Task objective —
Working from the top of the listing below, retype each line through the line containing "ax2 = ax.twinx()", both included, with no pictures.

* * * * * * * * *

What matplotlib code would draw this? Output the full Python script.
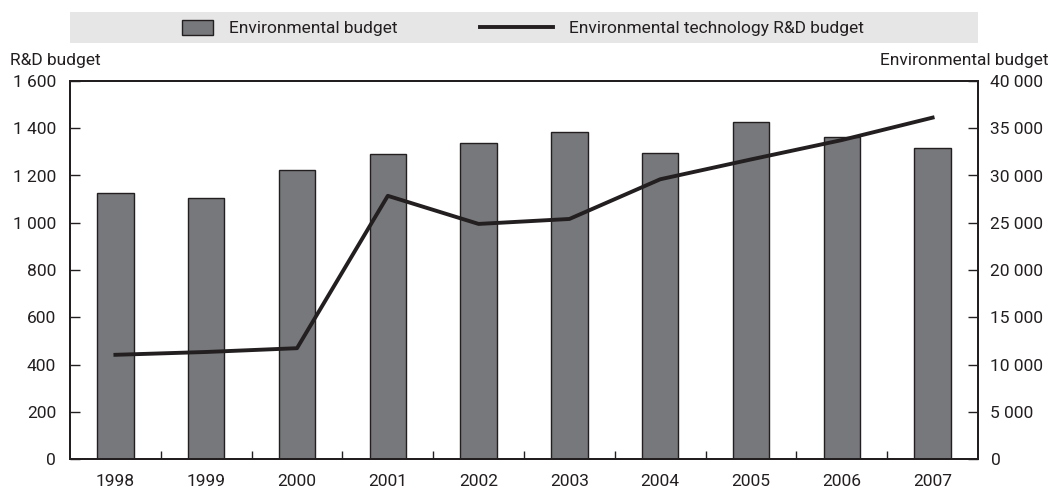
import numpy as np
import matplotlib.pyplot as plt
from matplotlib.patches import Rectangle
from matplotlib.lines import Line2D

plt.rcParams['font.family'] = ['Roboto', 'DejaVu Sans']

years = ['1998', '1999', '2000', '2001', '2002', '2003', '2004', '2005', '2006', '2007']
env_budget = [28180, 27650, 30600, 32280, 33470, 34570, 32350, 35630, 34040, 32880]
rd_budget = [441, 453, 469, 1114, 995, 1016, 1184, 1268, 1350, 1445]

fig = plt.figure(figsize=(10.56, 4.9), dpi=100)
ax = fig.add_axes([70 / 1056, 1 - 459 / 490, 908 / 1056, 378 / 490])
ax2 = ax.twinx()

x = np.arange(len(years))
bg = '#ebebeb'
dark = '#231f20'

# bars on right axis, line on left axis
ax2.bar(x, env_budget, width=0.4, color='#77787b', edgecolor=dark, linewidth=1.0, zorder=2)
ax2.set_ylim(0, 40000)
ax2.set_zorder(1)
ax.set_zorder(2)
ax.patch.set_visible(False)
ax2.set_facecolor(bg)

ax.plot(x, rd_budget, color=dark, linewidth=2.8, zorder=3)
ax.set_ylim(0, 1600)
ax.set_xlim(-0.5, len(years) - 0.5)

# white grid behind the bars
for yv in range(5000, 40000, 5000):
    ax2.axhline(yv, color='white', linewidth=1.2, zorder=0)
for xv in np.arange(0.5, len(years) - 1, 1):
    ax2.axvline(xv, color='white', linewidth=1.2, zorder=0)

ax.set_yticks(range(0, 1601, 200))
ax.set_yticklabels([f'{v:,}'.replace(',', ' ') for v in range(0, 1601, 200)])
ax2.set_yticks(range(0, 40001, 5000))
ax2.set_yticklabels([f'{v:,}'.replace(',', ' ') for v in range(0, 40001, 5000)])

ax.set_xticks(x)
ax.set_xticklabels(years)
ax.set_xticks(np.arange(0.5, len(years) - 1, 1), minor=True)
ax.tick_params(axis='x', which='major', length=0, pad=11, labelsize=12.5, colors=dark)
ax.tick_params(axis='x', which='minor', direction='in', length=6, width=1, color=dark)
ax.tick_params(axis='y', direction='in', length=7, width=1, color=dark, labelcolor=dark,
               labelsize=12.5, pad=10)
ax2.tick_params(axis='y', direction='in', length=7, width=1, color=dark, labelcolor=dark,
                labelsize=12.5, pad=9)

for a in (ax, ax2):
    for s in a.spines.values():
        s.set_color(dark)
        s.set_linewidth(1.4)

fig.text(10 / 1056, 1 - 61 / 490, 'R&D budget', fontsize=12.5, ha='left', va='center', color=dark)
fig.text(1048 / 1056, 1 - 61 / 490, 'Environmental budget', fontsize=12.5, ha='right', va='center', color=dark)

# legend band, drawn by hand to place the two entries like the original
fig.patches.append(Rectangle((70 / 1056, 1 - 43 / 490), 908 / 1056, 31 / 490,
                             transform=fig.transFigure, facecolor='#e6e6e7', edgecolor='none', zorder=0))
fig.patches.append(Rectangle((182 / 1056, 1 - 35 / 490), 31 / 1056, 15 / 490,
                             transform=fig.transFigure, facecolor='#77787b', edgecolor=dark,
                             linewidth=1.0))
fig.lines.append(Line2D([480 / 1056, 553 / 1056], [1 - 27.5 / 490, 1 - 27.5 / 490],
                        transform=fig.transFigure, color=dark, linewidth=2.8))
fig.text(229 / 1056, 1 - 28 / 490, 'Environmental budget', fontsize=12.5, ha='left', va='center', color=dark)
fig.text(569 / 1056, 1 - 28 / 490, 'Environmental technology R&D budget', fontsize=12.5,
         ha='left', va='center', color=dark)

plt.savefig('out.png', dpi=100)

* * * * * * * * *

Problem solution —
What matplotlib code would draw this? Output the full Python script.
import numpy as np
import matplotlib.pyplot as plt
from matplotlib.patches import Rectangle
from matplotlib.lines import Line2D

plt.rcParams['font.family'] = ['Roboto', 'DejaVu Sans']

years = ['1998', '1999', '2000', '2001', '2002', '2003', '2004', '2005', '2006', '2007']
env_budget = [28180, 27650, 30600, 32280, 33470, 34570, 32350, 35630, 34040, 32880]
rd_budget = [441, 453, 469, 1114, 995, 1016, 1184, 1268, 1350, 1445]

fig = plt.figure(figsize=(10.56, 4.9), dpi=100)
ax = fig.add_axes([70 / 1056, 1 - 459 / 490, 908 / 1056, 378 / 490])
ax2 = ax.twinx()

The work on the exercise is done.